[Start]
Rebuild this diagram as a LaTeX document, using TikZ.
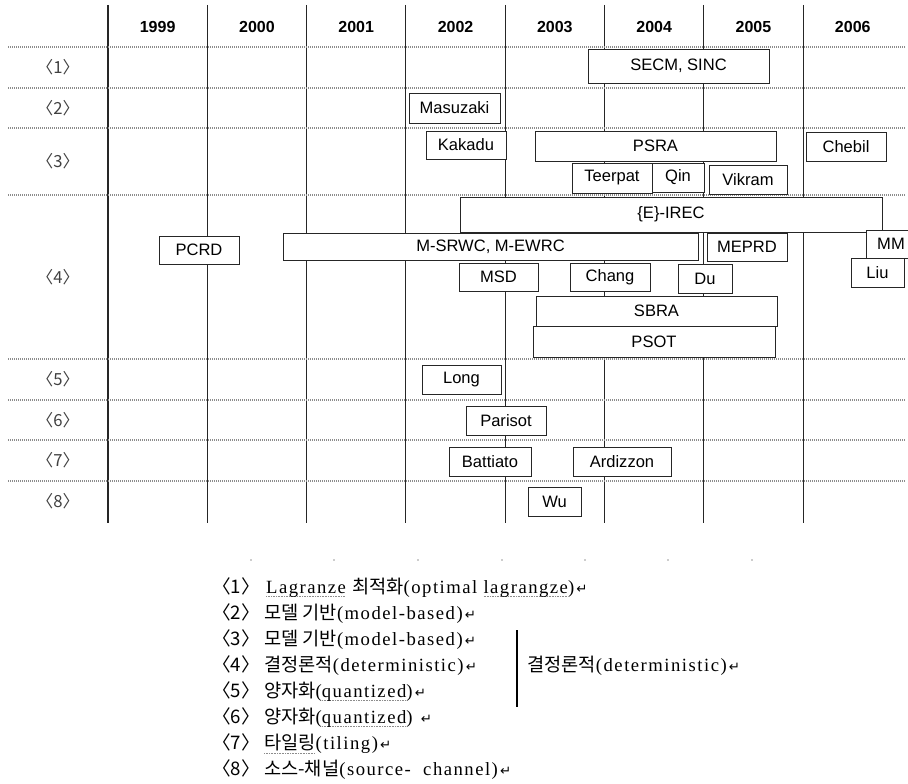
\documentclass[tikz,border=0pt]{standalone}
\usepackage{fontspec}
\setmainfont{Liberation Sans}
\newfontfamily\krfont{Noto Sans CJK KR}
\newfontfamily\latfont[LetterSpace=8]{Liberation Serif}
\newfontfamily\arrfont{DejaVu Sans}
\newsavebox\spellbox
\newcommand\retmark{{\arrfont\fontsize{10}{10}\selectfont\,↵}}
\newcommand\spell[1]{\sbox\spellbox{#1}\leavevmode\rlap{\raisebox{-0.35ex}[0pt][0pt]{\color{black!45}\xleaders\hbox to 1.2pt{\rule{0.7pt}{0.6pt}\hss}\hskip\wd\spellbox}}\usebox\spellbox}
\tikzset{yearline/.style={draw=black!85,line width=0.85pt},rowline/.style={draw=black!45,line width=1.3pt,dash pattern=on 0.75pt off 0.75pt},yr/.style={font=\bfseries\fontsize{12}{14}\selectfont,inner sep=0},rowlab/.style={font=\krfont\fontsize{12.5}{14}\selectfont,text=black!75,inner sep=0},paper/.style={draw=black!85,line width=0.6pt,fill=white,inner sep=0,font=\fontsize{12.4}{14}\selectfont},legtxt/.style={anchor=west,inner sep=0,font=\latfont\fontsize{14}{16}\selectfont},legbar/.style={draw=black,line width=0.9pt}}

\begin{document}
\begin{tikzpicture}[x=0.75pt,y=-0.75pt]
\useasboundingbox (0,0) rectangle (908,784);
% year grid
\foreach \i in {0,...,7} \draw[yearline] ({108+99.3*\i},5) -- ({108+99.3*\i},523);
\foreach \y in {47,88,128,195,359,400,440,481} \draw[rowline] (8,\y) -- (905,\y);
\foreach \i/\yr in {0/1999,1/2000,2/2001,3/2002,4/2003,5/2004,6/2005,7/2006}
  \node[yr] (y\yr) at ({108+99.3*(\i+0.5)},27) {\yr};
\foreach \n/\y in {1/67.5,2/108,3/161.5,4/277,5/379.5,6/420,7/460.5,8/501}
  \node[rowlab] (r\n) at (58,\y) {〈\n〉};
% papers
\foreach \nm/\xa/\ya/\xb/\yb/\txt in {secm/588/49/769/83/{SECM, SINC},masu/409/93/500/123/Masuzaki,kaka/426/131/506/159/Kakadu,psra/535/131/776/161/PSRA,cheb/806/132/886/161/Chebil,teer/572/163/652/193/Teerpat,qin/652/163/704/192/Qin,vikr/709/165/787/194/Vikram,irec/460/197/882/232/{\{E\}-IREC},msrwc/283/233/698/260/{M-SRWC, M-EWRC},mep/707/233/787/261/MEPRD,mm/866/230/916/258/MM,liu/851/258/904/287/Liu,pcrd/159/236/239/264/PCRD,msd/459/263/538/291/MSD,chang/570/263/650/291/Chang,du/678/264/732/293/Du,sbra/536/296/777/326/SBRA,psot/533/326/775/357/PSOT,long/422/365/501/394/Long,pari/466/406/546/435/Parisot,batt/449/447/531/476/Battiato,ardi/573/447/671/476/Ardizzon,wu/528/487/581/516/Wu}
  \node[paper,minimum width={(\xb-\xa)*0.75pt},minimum height={(\yb-\ya)*0.75pt}] (\nm) at ({(\xa+\xb)/2},{(\ya+\yb)/2}) {\txt};
% legend
\foreach \x in {251,334,418,502,585,668,752} \fill[black!40] (\x,560) circle (0.9);
\node[legtxt] (l1) at (212,588) {{\krfont〈1〉} \spell{Lagranze} {\krfont 최적화}(optimal \spell{lagrangze})\retmark};
\node[legtxt] (l2) at (212,614) {{\krfont〈2〉 모델 기반}(model-based)\retmark};
\node[legtxt] (l3) at (212,640) {{\krfont〈3〉 모델 기반}(model-based)\retmark};
\node[legtxt] (l4) at (212,666) {{\krfont〈4〉 결정론적}(deterministic)\retmark};
\node[legtxt] (l5) at (212,692) {{\krfont〈5〉 양자화}(\spell{quantized})\retmark};
\node[legtxt] (l6) at (212,718) {{\krfont〈6〉 양자화}(\spell{quantized}) \retmark};
\node[legtxt] (l7) at (212,744) {{\krfont〈7〉 \spell{타일링}}(tiling)\retmark};
\node[legtxt] (l8) at (212,770) {{\krfont〈8〉 소스-채널}(source-~ channel)\retmark};
\draw[legbar] (517,630) -- (517,707);
\node[legtxt] (det) at (527,666) {{\krfont 결정론적}(deterministic)\retmark};
\end{tikzpicture}
\end{document}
[End]
PROBLEM TO SOLVE: Give the data above again in full and unchanged, skipping the pictures.

REPLY TO THE EXERCISE:
Rebuild this diagram as a LaTeX document, using TikZ.
\documentclass[tikz,border=0pt]{standalone}
\usepackage{fontspec}
\setmainfont{Liberation Sans}
\newfontfamily\krfont{Noto Sans CJK KR}
\newfontfamily\latfont[LetterSpace=8]{Liberation Serif}
\newfontfamily\arrfont{DejaVu Sans}
\newsavebox\spellbox
\newcommand\retmark{{\arrfont\fontsize{10}{10}\selectfont\,↵}}
\newcommand\spell[1]{\sbox\spellbox{#1}\leavevmode\rlap{\raisebox{-0.35ex}[0pt][0pt]{\color{black!45}\xleaders\hbox to 1.2pt{\rule{0.7pt}{0.6pt}\hss}\hskip\wd\spellbox}}\usebox\spellbox}
\tikzset{yearline/.style={draw=black!85,line width=0.85pt},rowline/.style={draw=black!45,line width=1.3pt,dash pattern=on 0.75pt off 0.75pt},yr/.style={font=\bfseries\fontsize{12}{14}\selectfont,inner sep=0},rowlab/.style={font=\krfont\fontsize{12.5}{14}\selectfont,text=black!75,inner sep=0},paper/.style={draw=black!85,line width=0.6pt,fill=white,inner sep=0,font=\fontsize{12.4}{14}\selectfont},legtxt/.style={anchor=west,inner sep=0,font=\latfont\fontsize{14}{16}\selectfont},legbar/.style={draw=black,line width=0.9pt}}

\begin{document}
\begin{tikzpicture}[x=0.75pt,y=-0.75pt]
\useasboundingbox (0,0) rectangle (908,784);
% year grid
\foreach \i in {0,...,7} \draw[yearline] ({108+99.3*\i},5) -- ({108+99.3*\i},523);
\foreach \y in {47,88,128,195,359,400,440,481} \draw[rowline] (8,\y) -- (905,\y);
\foreach \i/\yr in {0/1999,1/2000,2/2001,3/2002,4/2003,5/2004,6/2005,7/2006}
  \node[yr] (y\yr) at ({108+99.3*(\i+0.5)},27) {\yr};
\foreach \n/\y in {1/67.5,2/108,3/161.5,4/277,5/379.5,6/420,7/460.5,8/501}
  \node[rowlab] (r\n) at (58,\y) {〈\n〉};
% papers
\foreach \nm/\xa/\ya/\xb/\yb/\txt in {secm/588/49/769/83/{SECM, SINC},masu/409/93/500/123/Masuzaki,kaka/426/131/506/159/Kakadu,psra/535/131/776/161/PSRA,cheb/806/132/886/161/Chebil,teer/572/163/652/193/Teerpat,qin/652/163/704/192/Qin,vikr/709/165/787/194/Vikram,irec/460/197/882/232/{\{E\}-IREC},msrwc/283/233/698/260/{M-SRWC, M-EWRC},mep/707/233/787/261/MEPRD,mm/866/230/916/258/MM,liu/851/258/904/287/Liu,pcrd/159/236/239/264/PCRD,msd/459/263/538/291/MSD,chang/570/263/650/291/Chang,du/678/264/732/293/Du,sbra/536/296/777/326/SBRA,psot/533/326/775/357/PSOT,long/422/365/501/394/Long,pari/466/406/546/435/Parisot,batt/449/447/531/476/Battiato,ardi/573/447/671/476/Ardizzon,wu/528/487/581/516/Wu}
  \node[paper,minimum width={(\xb-\xa)*0.75pt},minimum height={(\yb-\ya)*0.75pt}] (\nm) at ({(\xa+\xb)/2},{(\ya+\yb)/2}) {\txt};
% legend
\foreach \x in {251,334,418,502,585,668,752} \fill[black!40] (\x,560) circle (0.9);
\node[legtxt] (l1) at (212,588) {{\krfont〈1〉} \spell{Lagranze} {\krfont 최적화}(optimal \spell{lagrangze})\retmark};
\node[legtxt] (l2) at (212,614) {{\krfont〈2〉 모델 기반}(model-based)\retmark};
\node[legtxt] (l3) at (212,640) {{\krfont〈3〉 모델 기반}(model-based)\retmark};
\node[legtxt] (l4) at (212,666) {{\krfont〈4〉 결정론적}(deterministic)\retmark};
\node[legtxt] (l5) at (212,692) {{\krfont〈5〉 양자화}(\spell{quantized})\retmark};
\node[legtxt] (l6) at (212,718) {{\krfont〈6〉 양자화}(\spell{quantized}) \retmark};
\node[legtxt] (l7) at (212,744) {{\krfont〈7〉 \spell{타일링}}(tiling)\retmark};
\node[legtxt] (l8) at (212,770) {{\krfont〈8〉 소스-채널}(source-~ channel)\retmark};
\draw[legbar] (517,630) -- (517,707);
\node[legtxt] (det) at (527,666) {{\krfont 결정론적}(deterministic)\retmark};
\end{tikzpicture}
\end{document}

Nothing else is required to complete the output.